AIM: Omit the pictures and print exactly the lines of the listing below, starting at the first and ending at the line containing "plt.rcParams['font.size'] = 13".

[Extracted data entries]
------

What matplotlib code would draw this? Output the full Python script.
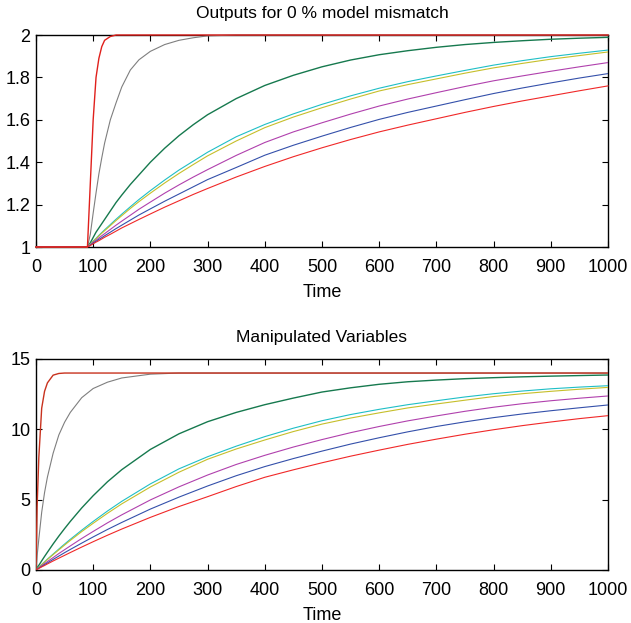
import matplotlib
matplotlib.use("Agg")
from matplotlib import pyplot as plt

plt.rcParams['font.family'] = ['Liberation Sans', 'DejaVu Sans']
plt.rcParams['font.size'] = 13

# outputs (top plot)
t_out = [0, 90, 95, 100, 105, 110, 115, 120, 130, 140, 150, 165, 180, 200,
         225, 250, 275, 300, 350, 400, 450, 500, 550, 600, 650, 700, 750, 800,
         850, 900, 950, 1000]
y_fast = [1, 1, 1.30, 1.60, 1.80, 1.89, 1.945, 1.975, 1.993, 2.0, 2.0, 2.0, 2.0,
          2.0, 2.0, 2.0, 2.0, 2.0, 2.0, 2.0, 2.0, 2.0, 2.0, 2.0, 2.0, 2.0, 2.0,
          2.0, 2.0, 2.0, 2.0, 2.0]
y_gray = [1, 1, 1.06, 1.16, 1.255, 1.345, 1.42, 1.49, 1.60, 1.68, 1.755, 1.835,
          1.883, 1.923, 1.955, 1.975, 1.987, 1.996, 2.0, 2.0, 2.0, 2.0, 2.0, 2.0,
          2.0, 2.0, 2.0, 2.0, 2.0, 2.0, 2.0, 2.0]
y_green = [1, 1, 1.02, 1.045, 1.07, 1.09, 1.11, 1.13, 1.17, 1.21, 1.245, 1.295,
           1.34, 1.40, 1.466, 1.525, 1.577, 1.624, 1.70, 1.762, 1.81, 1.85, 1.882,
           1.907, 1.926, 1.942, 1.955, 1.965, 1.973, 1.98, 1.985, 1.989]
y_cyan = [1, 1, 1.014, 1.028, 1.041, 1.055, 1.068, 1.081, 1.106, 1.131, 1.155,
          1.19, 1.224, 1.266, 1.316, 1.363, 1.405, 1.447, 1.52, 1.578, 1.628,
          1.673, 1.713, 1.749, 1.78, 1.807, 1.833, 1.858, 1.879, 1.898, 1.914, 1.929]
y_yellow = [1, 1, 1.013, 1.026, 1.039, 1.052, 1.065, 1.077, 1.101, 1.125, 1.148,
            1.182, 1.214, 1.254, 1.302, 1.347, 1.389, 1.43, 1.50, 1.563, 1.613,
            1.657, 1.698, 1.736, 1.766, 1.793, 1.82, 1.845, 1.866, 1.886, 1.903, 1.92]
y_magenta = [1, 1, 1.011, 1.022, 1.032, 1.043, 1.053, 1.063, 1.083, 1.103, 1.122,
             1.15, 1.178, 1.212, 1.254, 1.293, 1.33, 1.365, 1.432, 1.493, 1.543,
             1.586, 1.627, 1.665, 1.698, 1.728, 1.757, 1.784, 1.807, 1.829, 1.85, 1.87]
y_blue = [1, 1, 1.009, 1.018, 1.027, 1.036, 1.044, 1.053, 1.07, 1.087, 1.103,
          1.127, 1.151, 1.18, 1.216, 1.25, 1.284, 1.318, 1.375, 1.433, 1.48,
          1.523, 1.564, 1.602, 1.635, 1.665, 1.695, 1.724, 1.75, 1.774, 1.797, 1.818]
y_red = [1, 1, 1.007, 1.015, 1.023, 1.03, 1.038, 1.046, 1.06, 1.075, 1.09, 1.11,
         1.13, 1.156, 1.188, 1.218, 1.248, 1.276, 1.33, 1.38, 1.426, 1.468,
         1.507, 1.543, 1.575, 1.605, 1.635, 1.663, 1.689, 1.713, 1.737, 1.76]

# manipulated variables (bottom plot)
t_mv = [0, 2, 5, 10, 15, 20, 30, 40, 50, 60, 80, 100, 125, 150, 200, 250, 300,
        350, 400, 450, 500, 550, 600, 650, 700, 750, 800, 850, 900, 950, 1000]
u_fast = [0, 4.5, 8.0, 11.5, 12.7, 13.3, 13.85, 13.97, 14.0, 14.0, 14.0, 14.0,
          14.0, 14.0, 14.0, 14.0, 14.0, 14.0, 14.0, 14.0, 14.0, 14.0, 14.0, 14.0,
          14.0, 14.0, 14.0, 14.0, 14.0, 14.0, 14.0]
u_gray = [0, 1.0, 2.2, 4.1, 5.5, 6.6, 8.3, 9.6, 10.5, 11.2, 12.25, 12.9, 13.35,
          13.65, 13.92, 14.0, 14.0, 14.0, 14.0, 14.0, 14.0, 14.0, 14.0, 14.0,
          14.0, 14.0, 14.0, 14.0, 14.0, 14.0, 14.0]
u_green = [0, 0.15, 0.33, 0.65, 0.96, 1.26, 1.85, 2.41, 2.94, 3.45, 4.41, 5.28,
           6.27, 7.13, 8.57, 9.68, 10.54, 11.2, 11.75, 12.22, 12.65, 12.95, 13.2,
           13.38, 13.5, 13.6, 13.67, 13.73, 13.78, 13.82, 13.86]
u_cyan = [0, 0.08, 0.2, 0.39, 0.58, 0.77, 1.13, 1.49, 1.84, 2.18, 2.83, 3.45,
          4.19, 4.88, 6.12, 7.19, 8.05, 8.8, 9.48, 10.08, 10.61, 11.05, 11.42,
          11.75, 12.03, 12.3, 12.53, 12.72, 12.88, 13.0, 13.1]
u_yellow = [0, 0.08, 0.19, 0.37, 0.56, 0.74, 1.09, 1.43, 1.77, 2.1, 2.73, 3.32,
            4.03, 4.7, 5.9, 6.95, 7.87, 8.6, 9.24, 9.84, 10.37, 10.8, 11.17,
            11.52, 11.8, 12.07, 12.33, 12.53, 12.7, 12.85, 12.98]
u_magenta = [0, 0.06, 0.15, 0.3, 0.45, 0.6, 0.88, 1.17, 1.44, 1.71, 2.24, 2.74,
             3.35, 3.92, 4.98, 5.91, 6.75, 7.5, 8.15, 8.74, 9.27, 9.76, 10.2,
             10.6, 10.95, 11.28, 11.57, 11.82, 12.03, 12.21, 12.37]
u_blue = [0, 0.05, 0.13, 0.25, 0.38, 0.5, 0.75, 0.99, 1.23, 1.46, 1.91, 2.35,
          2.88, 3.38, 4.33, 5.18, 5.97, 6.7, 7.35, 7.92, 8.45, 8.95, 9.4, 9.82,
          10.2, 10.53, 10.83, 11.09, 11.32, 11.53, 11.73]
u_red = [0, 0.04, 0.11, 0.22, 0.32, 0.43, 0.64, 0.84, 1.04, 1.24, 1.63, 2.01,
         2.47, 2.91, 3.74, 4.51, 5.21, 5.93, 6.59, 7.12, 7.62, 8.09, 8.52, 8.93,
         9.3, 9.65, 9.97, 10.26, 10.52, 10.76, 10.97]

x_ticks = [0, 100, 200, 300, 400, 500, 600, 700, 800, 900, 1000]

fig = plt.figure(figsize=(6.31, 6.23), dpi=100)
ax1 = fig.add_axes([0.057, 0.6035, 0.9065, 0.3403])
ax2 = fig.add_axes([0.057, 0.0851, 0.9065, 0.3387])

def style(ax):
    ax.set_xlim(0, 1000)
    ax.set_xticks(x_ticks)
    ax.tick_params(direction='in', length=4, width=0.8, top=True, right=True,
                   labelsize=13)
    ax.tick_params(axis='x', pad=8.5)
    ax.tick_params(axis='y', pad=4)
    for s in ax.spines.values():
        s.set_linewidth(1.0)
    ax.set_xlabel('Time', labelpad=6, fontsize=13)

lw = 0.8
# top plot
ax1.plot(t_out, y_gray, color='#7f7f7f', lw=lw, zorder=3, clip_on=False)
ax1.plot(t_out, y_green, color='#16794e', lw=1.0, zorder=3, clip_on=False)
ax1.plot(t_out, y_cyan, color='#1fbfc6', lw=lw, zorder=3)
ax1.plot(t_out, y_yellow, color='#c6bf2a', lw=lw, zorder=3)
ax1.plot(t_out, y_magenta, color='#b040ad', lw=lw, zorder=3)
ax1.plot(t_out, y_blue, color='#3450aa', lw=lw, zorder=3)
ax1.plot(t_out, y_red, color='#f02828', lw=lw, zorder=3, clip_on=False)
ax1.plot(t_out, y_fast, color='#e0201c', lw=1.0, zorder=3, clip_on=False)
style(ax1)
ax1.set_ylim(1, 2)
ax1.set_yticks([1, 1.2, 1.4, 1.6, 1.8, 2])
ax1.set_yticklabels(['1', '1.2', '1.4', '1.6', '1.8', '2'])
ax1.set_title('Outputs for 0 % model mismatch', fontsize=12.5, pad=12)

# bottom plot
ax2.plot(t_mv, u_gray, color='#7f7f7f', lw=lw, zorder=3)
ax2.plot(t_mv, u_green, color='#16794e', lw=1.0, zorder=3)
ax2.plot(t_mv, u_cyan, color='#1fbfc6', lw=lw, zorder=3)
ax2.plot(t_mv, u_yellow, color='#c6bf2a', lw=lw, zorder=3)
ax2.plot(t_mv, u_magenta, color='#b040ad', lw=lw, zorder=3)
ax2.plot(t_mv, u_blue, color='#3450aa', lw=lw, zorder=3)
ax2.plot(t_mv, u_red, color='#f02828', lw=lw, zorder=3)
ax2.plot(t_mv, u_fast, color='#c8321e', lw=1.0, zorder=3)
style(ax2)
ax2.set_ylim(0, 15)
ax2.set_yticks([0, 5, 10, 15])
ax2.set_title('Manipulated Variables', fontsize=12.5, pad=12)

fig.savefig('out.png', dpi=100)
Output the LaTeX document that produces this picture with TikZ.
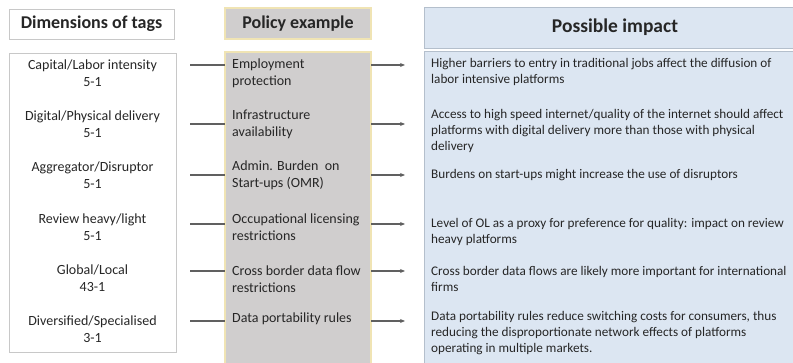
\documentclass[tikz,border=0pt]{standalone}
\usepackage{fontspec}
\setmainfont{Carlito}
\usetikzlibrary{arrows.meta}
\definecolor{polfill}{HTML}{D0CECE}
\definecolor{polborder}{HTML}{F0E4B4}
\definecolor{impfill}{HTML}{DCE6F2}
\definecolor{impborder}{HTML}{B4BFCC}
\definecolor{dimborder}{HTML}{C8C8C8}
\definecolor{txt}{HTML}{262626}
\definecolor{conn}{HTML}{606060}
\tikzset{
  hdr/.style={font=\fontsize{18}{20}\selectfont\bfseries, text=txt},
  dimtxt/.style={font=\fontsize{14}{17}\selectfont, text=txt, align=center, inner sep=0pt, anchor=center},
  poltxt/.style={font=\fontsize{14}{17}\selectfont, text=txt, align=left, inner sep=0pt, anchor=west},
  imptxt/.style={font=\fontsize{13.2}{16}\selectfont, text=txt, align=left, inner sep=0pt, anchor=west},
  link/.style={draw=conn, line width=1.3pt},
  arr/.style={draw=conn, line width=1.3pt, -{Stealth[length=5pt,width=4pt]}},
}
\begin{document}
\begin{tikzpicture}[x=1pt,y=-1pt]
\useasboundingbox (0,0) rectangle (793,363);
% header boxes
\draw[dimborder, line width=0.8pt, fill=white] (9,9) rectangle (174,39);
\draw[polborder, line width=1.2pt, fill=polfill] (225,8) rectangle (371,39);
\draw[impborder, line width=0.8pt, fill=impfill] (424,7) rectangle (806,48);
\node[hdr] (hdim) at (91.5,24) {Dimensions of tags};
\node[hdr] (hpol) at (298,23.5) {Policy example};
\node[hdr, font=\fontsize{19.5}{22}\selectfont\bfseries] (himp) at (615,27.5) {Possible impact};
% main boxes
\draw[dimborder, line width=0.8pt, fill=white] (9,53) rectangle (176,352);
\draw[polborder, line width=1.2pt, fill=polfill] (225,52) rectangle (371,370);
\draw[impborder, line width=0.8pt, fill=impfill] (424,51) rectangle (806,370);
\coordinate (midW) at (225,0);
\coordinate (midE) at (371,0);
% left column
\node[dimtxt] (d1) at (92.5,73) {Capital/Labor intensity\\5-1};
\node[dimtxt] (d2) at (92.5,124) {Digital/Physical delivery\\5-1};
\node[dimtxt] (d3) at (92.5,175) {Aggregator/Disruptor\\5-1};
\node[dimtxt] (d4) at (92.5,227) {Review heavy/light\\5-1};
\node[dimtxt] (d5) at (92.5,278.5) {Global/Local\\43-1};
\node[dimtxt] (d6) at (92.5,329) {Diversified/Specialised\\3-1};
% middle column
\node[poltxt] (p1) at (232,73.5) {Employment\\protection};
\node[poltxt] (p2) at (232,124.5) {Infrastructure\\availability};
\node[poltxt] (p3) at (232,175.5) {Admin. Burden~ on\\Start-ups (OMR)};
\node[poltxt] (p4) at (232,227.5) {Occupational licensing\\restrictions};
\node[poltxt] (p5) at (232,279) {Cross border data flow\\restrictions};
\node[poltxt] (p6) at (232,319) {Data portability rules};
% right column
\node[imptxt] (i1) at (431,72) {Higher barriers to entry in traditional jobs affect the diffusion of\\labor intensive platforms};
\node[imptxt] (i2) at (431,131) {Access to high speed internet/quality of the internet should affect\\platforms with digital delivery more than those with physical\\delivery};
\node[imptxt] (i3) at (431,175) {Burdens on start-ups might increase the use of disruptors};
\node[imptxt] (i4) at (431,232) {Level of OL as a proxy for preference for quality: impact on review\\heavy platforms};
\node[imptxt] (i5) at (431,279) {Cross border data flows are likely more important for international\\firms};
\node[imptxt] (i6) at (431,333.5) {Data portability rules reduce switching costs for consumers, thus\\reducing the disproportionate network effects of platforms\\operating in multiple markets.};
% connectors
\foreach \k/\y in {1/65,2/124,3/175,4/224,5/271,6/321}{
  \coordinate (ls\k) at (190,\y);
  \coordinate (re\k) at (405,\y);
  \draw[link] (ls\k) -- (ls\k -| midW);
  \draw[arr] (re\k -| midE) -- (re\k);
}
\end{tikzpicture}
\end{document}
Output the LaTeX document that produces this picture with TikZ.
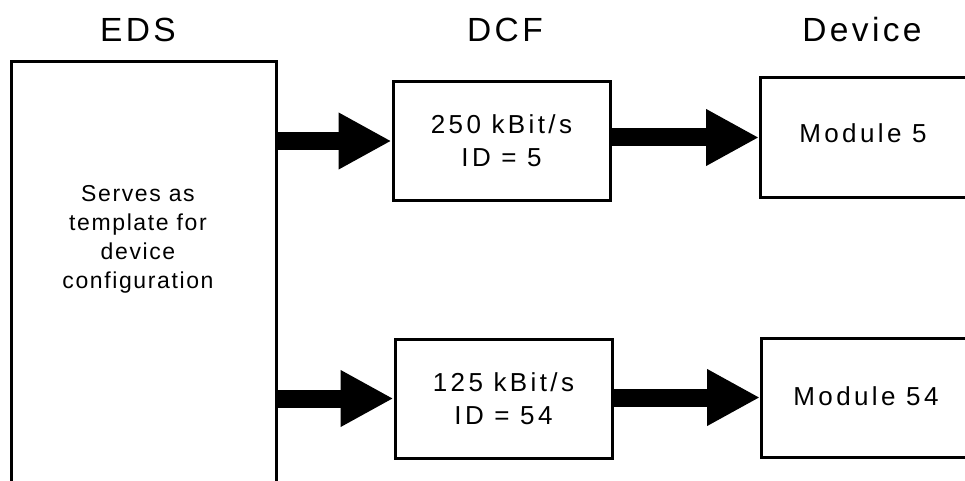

------

RESULT BELOW:
What matplotlib code would draw this? Output the full Python script.
import matplotlib
matplotlib.use("Agg")
from matplotlib import pyplot as plt

plt.rcParams['font.family'] = ['Liberation Sans', 'DejaVu Sans']
plt.rcParams['font.size'] = 13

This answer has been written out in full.